§ What you should do:
Write the records out again exactly, leaving no images in.

--*--

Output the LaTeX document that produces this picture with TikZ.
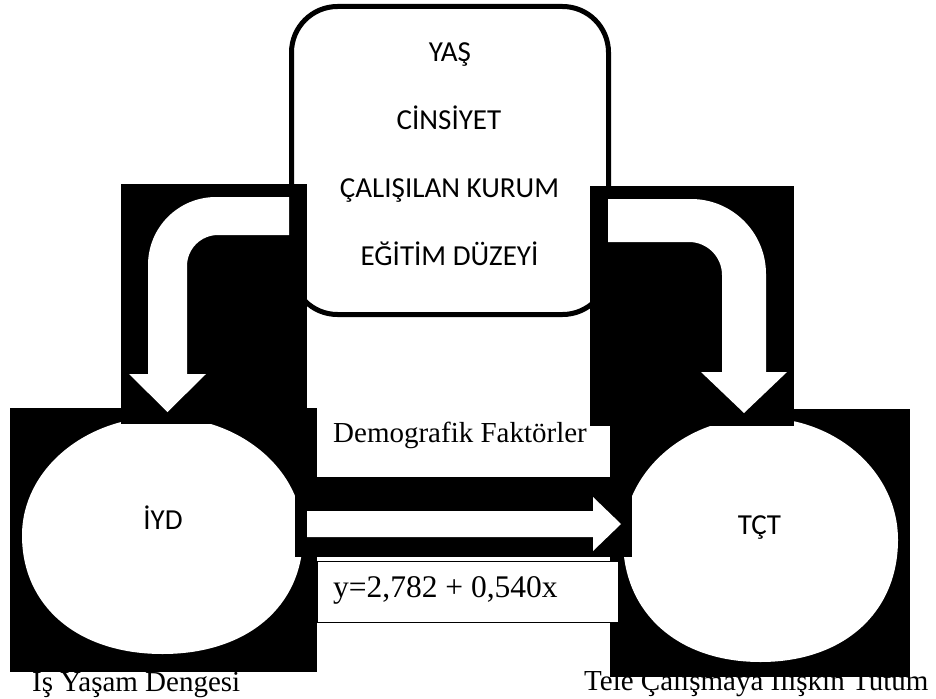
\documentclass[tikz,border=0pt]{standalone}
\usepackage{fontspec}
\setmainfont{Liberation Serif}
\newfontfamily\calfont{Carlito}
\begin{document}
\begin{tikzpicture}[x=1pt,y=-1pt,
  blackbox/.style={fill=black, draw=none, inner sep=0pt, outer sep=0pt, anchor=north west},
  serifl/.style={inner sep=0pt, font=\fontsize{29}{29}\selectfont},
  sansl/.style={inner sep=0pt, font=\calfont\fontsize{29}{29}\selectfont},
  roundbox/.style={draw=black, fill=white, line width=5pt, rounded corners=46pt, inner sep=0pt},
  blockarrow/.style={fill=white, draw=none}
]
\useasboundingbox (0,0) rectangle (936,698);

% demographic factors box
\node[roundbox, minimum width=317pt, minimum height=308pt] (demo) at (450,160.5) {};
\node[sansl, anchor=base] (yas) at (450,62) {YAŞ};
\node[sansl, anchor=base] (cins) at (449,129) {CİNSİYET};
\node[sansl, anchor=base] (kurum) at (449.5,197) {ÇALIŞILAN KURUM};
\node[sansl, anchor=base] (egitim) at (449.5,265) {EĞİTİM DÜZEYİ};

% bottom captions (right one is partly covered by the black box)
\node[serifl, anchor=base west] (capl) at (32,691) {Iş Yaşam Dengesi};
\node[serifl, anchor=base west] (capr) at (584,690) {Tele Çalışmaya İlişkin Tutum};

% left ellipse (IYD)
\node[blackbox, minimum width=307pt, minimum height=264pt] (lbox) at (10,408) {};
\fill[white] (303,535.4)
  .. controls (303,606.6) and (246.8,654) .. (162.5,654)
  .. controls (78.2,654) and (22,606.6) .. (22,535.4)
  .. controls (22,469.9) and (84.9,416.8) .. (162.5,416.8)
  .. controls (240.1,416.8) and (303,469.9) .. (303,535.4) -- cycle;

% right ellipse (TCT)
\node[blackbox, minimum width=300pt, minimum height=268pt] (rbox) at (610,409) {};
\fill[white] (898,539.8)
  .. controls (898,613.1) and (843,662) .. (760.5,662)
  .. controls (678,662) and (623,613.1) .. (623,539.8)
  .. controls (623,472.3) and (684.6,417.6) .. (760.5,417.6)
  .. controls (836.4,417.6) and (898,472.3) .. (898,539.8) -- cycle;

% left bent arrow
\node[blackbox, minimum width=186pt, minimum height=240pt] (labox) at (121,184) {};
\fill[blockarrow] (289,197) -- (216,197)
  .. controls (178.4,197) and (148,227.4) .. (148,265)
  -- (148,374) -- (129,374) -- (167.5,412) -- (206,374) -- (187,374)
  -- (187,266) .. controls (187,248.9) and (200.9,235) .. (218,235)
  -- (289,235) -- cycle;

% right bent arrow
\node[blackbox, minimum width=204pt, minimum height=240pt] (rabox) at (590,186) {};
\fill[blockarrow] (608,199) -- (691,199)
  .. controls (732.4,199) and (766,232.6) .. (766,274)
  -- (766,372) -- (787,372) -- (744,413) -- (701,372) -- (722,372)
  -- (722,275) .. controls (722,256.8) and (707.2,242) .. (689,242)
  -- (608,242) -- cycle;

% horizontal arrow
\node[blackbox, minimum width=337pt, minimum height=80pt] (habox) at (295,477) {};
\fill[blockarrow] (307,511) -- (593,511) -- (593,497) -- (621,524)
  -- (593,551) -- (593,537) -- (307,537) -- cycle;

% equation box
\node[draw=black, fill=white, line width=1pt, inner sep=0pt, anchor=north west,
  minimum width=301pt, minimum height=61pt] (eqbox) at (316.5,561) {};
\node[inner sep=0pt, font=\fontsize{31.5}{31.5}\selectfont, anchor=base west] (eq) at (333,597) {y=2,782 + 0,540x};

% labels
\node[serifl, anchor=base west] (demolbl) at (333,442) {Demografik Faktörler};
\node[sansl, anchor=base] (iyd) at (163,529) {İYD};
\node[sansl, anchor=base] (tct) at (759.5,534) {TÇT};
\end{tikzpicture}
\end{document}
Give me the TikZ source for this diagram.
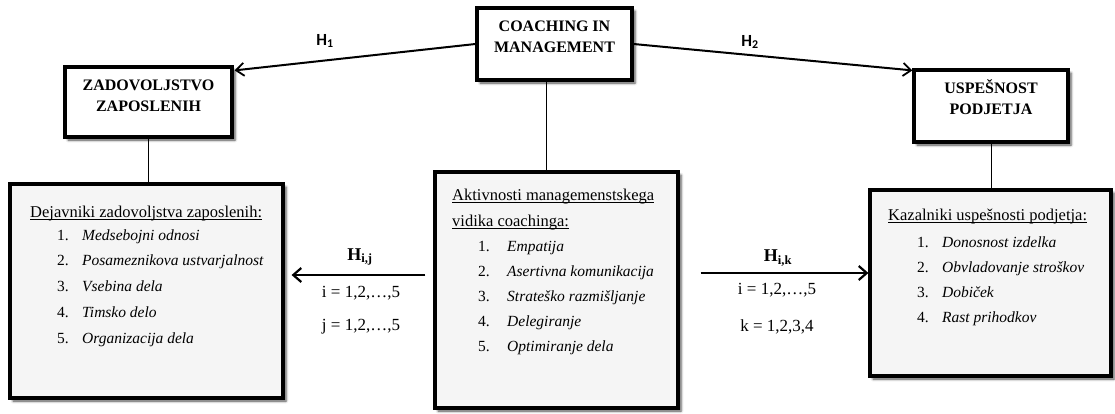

--*--

§ Solution:
Output the LaTeX document that produces this picture with TikZ.
\documentclass[tikz,border=0pt]{standalone}
\usepackage{fontspec}
\setmainfont{Liberation Serif}
\newfontfamily\calfont{Carlito}
\begin{document}
\begin{tikzpicture}[x=1pt,y=-1pt,
  blackbox/.style={fill=black, draw=none, inner sep=0pt, outer sep=0pt, anchor=north west},
  serifl/.style={inner sep=0pt, font=\fontsize{29}{29}\selectfont},
  sansl/.style={inner sep=0pt, font=\calfont\fontsize{29}{29}\selectfont},
  roundbox/.style={draw=black, fill=white, line width=5pt, rounded corners=46pt, inner sep=0pt},
  blockarrow/.style={fill=white, draw=none}
]
\useasboundingbox (0,0) rectangle (936,698);

% demographic factors box
\node[roundbox, minimum width=317pt, minimum height=308pt] (demo) at (450,160.5) {};
\node[sansl, anchor=base] (yas) at (450,62) {YAŞ};
\node[sansl, anchor=base] (cins) at (449,129) {CİNSİYET};
\node[sansl, anchor=base] (kurum) at (449.5,197) {ÇALIŞILAN KURUM};
\node[sansl, anchor=base] (egitim) at (449.5,265) {EĞİTİM DÜZEYİ};

% bottom captions (right one is partly covered by the black box)
\node[serifl, anchor=base west] (capl) at (32,691) {Iş Yaşam Dengesi};
\node[serifl, anchor=base west] (capr) at (584,690) {Tele Çalışmaya İlişkin Tutum};

% left ellipse (IYD)
\node[blackbox, minimum width=307pt, minimum height=264pt] (lbox) at (10,408) {};
\fill[white] (303,535.4)
  .. controls (303,606.6) and (246.8,654) .. (162.5,654)
  .. controls (78.2,654) and (22,606.6) .. (22,535.4)
  .. controls (22,469.9) and (84.9,416.8) .. (162.5,416.8)
  .. controls (240.1,416.8) and (303,469.9) .. (303,535.4) -- cycle;

% right ellipse (TCT)
\node[blackbox, minimum width=300pt, minimum height=268pt] (rbox) at (610,409) {};
\fill[white] (898,539.8)
  .. controls (898,613.1) and (843,662) .. (760.5,662)
  .. controls (678,662) and (623,613.1) .. (623,539.8)
  .. controls (623,472.3) and (684.6,417.6) .. (760.5,417.6)
  .. controls (836.4,417.6) and (898,472.3) .. (898,539.8) -- cycle;

% left bent arrow
\node[blackbox, minimum width=186pt, minimum height=240pt] (labox) at (121,184) {};
\fill[blockarrow] (289,197) -- (216,197)
  .. controls (178.4,197) and (148,227.4) .. (148,265)
  -- (148,374) -- (129,374) -- (167.5,412) -- (206,374) -- (187,374)
  -- (187,266) .. controls (187,248.9) and (200.9,235) .. (218,235)
  -- (289,235) -- cycle;

% right bent arrow
\node[blackbox, minimum width=204pt, minimum height=240pt] (rabox) at (590,186) {};
\fill[blockarrow] (608,199) -- (691,199)
  .. controls (732.4,199) and (766,232.6) .. (766,274)
  -- (766,372) -- (787,372) -- (744,413) -- (701,372) -- (722,372)
  -- (722,275) .. controls (722,256.8) and (707.2,242) .. (689,242)
  -- (608,242) -- cycle;

% horizontal arrow
\node[blackbox, minimum width=337pt, minimum height=80pt] (habox) at (295,477) {};
\fill[blockarrow] (307,511) -- (593,511) -- (593,497) -- (621,524)
  -- (593,551) -- (593,537) -- (307,537) -- cycle;

% equation box
\node[draw=black, fill=white, line width=1pt, inner sep=0pt, anchor=north west,
  minimum width=301pt, minimum height=61pt] (eqbox) at (316.5,561) {};
\node[inner sep=0pt, font=\fontsize{31.5}{31.5}\selectfont, anchor=base west] (eq) at (333,597) {y=2,782 + 0,540x};

% labels
\node[serifl, anchor=base west] (demolbl) at (333,442) {Demografik Faktörler};
\node[sansl, anchor=base] (iyd) at (163,529) {İYD};
\node[sansl, anchor=base] (tct) at (759.5,534) {TÇT};
\end{tikzpicture}
\end{document}
Give me the TikZ source for this diagram.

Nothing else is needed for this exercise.